> **Work to complete**: Identify the lines holding "chart" and copy them.

• • • •

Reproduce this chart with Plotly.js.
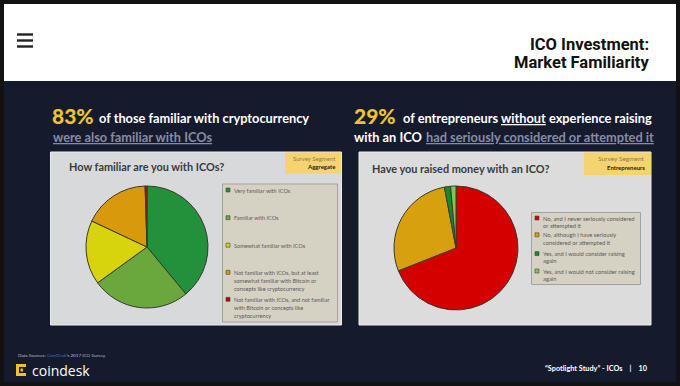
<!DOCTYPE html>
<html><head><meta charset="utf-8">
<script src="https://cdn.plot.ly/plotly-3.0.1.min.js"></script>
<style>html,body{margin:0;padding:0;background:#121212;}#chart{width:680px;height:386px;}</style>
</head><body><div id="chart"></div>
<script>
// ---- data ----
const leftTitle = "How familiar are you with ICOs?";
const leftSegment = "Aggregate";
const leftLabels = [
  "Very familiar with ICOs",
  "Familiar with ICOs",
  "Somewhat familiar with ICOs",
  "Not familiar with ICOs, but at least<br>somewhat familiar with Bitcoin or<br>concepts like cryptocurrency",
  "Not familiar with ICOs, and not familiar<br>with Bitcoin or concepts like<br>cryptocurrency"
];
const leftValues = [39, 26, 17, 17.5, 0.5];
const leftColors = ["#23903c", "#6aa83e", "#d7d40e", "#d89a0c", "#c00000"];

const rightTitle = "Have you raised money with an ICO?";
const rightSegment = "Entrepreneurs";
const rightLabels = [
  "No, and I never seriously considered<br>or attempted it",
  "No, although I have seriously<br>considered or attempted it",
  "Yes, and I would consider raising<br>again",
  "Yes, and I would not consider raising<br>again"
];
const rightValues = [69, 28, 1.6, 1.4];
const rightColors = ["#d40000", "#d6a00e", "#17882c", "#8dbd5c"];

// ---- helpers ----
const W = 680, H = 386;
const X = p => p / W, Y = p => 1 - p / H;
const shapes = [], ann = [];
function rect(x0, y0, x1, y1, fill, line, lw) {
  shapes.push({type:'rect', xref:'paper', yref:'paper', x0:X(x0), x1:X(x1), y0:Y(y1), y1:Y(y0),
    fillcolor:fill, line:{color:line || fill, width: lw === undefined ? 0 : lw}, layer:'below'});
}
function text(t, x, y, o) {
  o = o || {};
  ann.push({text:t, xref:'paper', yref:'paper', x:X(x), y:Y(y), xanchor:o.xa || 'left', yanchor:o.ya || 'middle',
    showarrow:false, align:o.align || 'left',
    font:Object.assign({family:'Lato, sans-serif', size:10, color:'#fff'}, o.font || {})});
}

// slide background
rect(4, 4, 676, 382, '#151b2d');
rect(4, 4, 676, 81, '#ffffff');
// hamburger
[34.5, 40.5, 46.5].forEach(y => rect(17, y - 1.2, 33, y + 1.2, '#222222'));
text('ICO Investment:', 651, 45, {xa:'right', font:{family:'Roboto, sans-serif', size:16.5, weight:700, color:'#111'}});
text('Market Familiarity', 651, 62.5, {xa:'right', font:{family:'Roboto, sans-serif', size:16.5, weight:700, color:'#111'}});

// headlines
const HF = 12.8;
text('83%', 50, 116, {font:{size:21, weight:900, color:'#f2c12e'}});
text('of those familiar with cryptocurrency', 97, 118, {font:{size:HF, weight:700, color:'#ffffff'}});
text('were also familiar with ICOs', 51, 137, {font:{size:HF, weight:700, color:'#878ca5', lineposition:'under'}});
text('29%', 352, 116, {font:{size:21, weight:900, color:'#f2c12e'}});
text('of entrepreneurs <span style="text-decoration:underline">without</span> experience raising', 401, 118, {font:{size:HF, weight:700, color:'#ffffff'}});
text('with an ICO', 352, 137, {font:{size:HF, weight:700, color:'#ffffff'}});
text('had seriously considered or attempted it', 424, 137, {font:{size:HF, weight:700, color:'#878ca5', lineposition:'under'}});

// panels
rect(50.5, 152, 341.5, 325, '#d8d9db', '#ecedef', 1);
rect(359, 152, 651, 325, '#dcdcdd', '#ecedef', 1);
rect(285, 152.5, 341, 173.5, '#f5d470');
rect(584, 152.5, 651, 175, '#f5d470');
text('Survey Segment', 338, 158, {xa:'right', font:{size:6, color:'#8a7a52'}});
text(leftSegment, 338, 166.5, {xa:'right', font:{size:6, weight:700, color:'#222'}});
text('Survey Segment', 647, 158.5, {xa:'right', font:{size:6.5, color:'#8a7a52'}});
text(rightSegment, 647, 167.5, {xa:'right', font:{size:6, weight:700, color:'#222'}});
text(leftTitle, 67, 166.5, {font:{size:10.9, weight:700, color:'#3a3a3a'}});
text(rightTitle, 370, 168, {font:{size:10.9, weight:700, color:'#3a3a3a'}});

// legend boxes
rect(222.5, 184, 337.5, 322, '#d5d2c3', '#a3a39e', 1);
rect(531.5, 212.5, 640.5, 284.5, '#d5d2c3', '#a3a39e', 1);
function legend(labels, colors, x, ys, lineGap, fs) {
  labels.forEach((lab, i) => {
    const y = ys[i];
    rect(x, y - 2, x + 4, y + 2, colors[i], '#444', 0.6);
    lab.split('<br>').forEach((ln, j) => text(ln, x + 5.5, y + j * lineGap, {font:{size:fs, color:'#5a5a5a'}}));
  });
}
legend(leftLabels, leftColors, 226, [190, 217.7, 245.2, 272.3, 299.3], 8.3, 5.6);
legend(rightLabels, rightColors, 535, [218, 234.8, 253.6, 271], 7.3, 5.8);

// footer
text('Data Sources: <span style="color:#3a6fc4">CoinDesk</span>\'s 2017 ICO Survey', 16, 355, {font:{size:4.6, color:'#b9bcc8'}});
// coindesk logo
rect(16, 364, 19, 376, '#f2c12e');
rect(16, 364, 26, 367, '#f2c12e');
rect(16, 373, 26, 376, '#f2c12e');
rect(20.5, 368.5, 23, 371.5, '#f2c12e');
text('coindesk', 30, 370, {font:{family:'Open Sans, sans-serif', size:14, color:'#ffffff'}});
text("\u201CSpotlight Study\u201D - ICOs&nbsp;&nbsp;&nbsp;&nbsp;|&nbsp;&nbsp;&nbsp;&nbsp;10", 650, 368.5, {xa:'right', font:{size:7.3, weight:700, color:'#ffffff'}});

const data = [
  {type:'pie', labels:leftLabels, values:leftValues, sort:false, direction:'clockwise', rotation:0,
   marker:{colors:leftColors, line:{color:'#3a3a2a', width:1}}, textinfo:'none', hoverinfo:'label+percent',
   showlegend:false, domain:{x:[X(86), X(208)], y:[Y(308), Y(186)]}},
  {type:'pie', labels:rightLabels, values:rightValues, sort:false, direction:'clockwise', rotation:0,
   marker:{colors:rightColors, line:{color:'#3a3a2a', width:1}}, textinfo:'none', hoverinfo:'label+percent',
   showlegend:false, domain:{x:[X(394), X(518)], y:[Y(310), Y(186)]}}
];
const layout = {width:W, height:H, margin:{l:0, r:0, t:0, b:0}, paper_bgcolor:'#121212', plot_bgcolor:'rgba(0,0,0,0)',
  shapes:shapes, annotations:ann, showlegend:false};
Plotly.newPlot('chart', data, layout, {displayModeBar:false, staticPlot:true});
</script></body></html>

• • • •

> **The answer**:
Reproduce this chart with Plotly.js.
<style>html,body{margin:0;padding:0;background:#121212;}#chart{width:680px;height:386px;}</style>
</head><body><div id="chart"></div>
Plotly.newPlot('chart', data, layout, {displayModeBar:false, staticPlot:true});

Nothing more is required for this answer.